Some email archiving products allow you to define rules to better categorize emails; however, this requires “true understanding” of business. For example, if you define a rule to “delete emails immediately with subject contains party”, this would do a good job filtering birthday party invites; however, if your company is in the business of hosting parties, you would not want to use this rule for categorization. Other email archiving products use heuristics to analyze sample of your companies email and you teach it what kind of emails should be records and what kinds of emails can be considered non-records. The challenge of heuristics is that you need a good sampling, which tends to require a large sampling of emails. Plus, you will need to train the system on how to categorize. Training heuristic system is easier to do then developing rules for categorization; however, gathering a good sampling is typically harder than using examples in developing rules.
There are a few vendors that apply both strategies of categorization – use heuristics first and then apply rules for categorization. I believe this is the best approach in solving a classification problem with limited content.
- Owner of email/record – Whereas a document tends to have a well-defined owner/creator, the owner of an email can be vague. For example, an email author may send request to a group of people for the latest version of SOP document.

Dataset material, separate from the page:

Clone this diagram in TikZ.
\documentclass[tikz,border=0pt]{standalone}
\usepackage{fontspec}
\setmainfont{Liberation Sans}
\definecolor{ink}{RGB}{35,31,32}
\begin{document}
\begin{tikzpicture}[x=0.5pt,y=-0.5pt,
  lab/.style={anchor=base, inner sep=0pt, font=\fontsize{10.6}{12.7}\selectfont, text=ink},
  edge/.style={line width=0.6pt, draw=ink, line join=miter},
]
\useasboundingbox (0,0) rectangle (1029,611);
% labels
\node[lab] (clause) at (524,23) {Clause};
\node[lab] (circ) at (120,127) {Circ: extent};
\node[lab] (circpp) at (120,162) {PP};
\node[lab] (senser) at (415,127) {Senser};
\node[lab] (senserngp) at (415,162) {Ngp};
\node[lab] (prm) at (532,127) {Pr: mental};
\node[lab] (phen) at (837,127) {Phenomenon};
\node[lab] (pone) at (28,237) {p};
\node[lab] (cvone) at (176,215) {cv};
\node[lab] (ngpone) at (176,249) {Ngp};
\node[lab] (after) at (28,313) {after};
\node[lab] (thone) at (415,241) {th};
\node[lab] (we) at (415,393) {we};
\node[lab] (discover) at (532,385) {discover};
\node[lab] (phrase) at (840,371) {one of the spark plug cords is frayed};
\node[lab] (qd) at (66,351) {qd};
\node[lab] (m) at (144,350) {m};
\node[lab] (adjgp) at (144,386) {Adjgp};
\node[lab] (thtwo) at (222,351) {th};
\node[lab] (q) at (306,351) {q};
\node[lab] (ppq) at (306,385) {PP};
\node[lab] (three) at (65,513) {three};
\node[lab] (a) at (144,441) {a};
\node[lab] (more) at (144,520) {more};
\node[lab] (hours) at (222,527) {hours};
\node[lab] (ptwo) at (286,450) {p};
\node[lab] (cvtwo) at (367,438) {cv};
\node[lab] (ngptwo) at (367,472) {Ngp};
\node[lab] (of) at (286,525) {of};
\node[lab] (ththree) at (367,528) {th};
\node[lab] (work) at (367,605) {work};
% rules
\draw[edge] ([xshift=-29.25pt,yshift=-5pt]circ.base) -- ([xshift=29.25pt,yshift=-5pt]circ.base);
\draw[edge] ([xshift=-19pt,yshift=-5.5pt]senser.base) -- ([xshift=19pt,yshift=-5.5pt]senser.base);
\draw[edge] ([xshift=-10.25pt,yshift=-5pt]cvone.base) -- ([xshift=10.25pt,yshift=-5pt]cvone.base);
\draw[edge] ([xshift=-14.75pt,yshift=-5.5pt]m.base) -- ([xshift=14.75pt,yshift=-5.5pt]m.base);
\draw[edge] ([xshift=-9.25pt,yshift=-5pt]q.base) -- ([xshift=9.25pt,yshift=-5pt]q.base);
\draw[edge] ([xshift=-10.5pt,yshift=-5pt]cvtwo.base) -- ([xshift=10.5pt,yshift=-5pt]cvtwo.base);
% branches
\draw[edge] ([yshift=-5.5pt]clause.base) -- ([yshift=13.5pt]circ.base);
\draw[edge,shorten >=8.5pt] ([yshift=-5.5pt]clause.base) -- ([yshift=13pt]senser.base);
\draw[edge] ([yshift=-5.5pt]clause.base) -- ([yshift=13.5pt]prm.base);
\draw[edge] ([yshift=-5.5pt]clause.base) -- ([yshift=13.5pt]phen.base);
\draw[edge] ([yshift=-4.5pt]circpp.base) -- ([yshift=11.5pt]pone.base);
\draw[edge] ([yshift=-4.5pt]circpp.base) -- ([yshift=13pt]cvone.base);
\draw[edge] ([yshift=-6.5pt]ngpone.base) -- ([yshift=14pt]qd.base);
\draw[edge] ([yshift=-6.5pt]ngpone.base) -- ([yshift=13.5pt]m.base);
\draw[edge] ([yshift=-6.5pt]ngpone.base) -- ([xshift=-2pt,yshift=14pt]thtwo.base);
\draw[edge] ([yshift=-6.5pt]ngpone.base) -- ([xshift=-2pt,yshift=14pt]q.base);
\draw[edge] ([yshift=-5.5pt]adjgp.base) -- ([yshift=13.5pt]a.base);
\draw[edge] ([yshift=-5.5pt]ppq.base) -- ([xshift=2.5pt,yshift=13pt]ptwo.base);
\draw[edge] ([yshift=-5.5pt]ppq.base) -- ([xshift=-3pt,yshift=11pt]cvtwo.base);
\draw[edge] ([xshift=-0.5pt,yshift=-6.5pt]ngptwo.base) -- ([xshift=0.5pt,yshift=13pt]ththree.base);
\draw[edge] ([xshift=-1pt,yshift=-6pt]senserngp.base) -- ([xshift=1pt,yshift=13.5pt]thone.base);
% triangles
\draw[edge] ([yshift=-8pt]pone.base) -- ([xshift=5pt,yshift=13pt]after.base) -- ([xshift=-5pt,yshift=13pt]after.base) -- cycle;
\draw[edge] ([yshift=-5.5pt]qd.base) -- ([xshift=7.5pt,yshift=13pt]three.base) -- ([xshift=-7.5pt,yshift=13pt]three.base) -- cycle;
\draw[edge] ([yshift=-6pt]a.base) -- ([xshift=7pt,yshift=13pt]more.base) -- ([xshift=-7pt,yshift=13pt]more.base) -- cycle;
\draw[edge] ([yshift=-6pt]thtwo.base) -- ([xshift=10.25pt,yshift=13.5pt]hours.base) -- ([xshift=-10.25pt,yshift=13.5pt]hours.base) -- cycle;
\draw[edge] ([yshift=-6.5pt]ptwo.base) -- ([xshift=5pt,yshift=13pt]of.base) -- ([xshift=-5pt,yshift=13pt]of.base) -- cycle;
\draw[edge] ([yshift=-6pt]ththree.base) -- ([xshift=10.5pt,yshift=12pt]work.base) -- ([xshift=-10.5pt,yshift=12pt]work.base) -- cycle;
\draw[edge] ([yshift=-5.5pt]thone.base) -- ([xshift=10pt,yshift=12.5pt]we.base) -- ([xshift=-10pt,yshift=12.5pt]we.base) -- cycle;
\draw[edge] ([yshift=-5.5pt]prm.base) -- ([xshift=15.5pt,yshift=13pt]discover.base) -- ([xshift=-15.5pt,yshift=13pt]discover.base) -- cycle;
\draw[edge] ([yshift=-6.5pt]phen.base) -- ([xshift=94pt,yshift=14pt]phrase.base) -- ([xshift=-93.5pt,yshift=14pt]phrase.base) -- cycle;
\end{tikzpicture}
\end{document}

Several people reply with different versions of the desired document (due to lack of version control or use of Content Management System). Assuming that the email is categorized based on email authors, emails for different email authors may be different based on their roles (eg CEO emails retain for 7 yrs, everyone else 3 yrs). Therefore, you can have a situation where the same SOP document gets retained for different times because of how email categorized.

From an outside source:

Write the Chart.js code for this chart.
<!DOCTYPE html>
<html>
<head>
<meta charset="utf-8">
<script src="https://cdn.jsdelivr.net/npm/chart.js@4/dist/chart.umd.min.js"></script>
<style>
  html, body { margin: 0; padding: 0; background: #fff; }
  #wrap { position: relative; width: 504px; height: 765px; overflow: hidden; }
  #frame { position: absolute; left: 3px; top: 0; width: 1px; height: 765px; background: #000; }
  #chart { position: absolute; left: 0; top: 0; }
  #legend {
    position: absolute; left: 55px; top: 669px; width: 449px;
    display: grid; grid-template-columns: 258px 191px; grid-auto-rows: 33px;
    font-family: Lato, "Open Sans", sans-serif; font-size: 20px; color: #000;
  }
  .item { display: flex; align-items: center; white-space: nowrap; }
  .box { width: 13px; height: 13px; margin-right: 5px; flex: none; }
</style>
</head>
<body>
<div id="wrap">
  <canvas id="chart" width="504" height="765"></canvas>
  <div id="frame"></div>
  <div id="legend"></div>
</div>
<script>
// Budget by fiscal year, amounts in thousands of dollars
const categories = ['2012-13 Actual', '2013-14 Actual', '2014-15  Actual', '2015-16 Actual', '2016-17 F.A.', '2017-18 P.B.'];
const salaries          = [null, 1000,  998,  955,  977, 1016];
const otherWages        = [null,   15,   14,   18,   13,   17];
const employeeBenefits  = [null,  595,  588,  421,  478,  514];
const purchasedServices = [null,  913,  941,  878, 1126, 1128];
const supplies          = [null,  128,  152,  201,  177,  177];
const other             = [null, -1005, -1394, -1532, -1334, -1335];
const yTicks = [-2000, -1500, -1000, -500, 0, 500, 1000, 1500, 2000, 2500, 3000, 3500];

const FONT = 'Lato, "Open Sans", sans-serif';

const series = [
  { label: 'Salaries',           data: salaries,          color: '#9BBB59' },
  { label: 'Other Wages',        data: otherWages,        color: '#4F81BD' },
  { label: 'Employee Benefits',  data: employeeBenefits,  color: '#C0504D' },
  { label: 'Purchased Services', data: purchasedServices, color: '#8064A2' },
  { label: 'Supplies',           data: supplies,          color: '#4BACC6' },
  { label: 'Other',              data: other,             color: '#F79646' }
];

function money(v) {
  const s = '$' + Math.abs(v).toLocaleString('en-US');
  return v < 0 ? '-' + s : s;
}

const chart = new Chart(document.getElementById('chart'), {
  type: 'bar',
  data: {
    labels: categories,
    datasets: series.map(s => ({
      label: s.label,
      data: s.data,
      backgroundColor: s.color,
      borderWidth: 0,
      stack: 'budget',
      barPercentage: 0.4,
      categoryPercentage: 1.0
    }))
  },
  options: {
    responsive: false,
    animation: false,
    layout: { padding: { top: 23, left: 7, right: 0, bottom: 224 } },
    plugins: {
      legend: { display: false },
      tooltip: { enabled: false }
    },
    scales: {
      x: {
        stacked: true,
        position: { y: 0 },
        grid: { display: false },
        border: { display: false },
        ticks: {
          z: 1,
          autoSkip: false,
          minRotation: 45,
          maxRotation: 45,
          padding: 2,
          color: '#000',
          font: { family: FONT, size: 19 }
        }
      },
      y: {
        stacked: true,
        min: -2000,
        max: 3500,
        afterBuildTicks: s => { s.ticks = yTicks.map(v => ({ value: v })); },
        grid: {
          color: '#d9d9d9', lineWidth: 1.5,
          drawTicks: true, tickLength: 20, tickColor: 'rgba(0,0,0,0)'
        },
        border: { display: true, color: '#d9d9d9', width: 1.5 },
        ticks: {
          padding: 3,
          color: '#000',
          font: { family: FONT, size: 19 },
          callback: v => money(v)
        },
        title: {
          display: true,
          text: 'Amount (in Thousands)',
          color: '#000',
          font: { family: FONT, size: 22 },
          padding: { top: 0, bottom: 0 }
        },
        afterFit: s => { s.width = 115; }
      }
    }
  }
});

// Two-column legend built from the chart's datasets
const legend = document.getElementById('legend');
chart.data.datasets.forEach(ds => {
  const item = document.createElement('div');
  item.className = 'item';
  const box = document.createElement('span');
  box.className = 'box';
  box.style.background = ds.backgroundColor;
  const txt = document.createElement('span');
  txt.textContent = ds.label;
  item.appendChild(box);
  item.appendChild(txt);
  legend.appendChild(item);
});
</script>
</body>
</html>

This challenge is not as much a technical issue as how the rules of classification are defined. In the world of records management, a document has a real owner. The request for a document is not typically treated as a record itself, so you do not run into these kind of issues. You may encounter that a document may fit into multiple record series, but at the end of the day, the records managers decide where the document fits most appropriately.
- Versioning/supersession – SOP documents typically have a shelf-life and get replaced on a periodic basis. When a new version of the document is declared as a record, the new record supersedes the old record. This is a straight-forward concept. How does this apply to email? Emails are normally not versioned; you typically have an email chain going back and forth between various users. Which one of the emails should be the record and which should be superseded? The reality is that supersession does not really fit with emails (hence title of the blog post).
Some vendors treat email chains as single chain and applies a single retention based on the earliest or latest date of the email chain. The idea of superseding email does not really exist in email archiving products. Again, this is not a technical issue as much as emails are very different than typical document/records.
I strongly believe that companies need to include email as part of their overall records management strategy; however, their current records management system may not be up to par to handle email archiving. Likewise, email archiving systems should not be use as records management system. I feel that in most situations, a company needs both types of systems, but they also should have a well thought out unified records strategy that includes both documents and emails.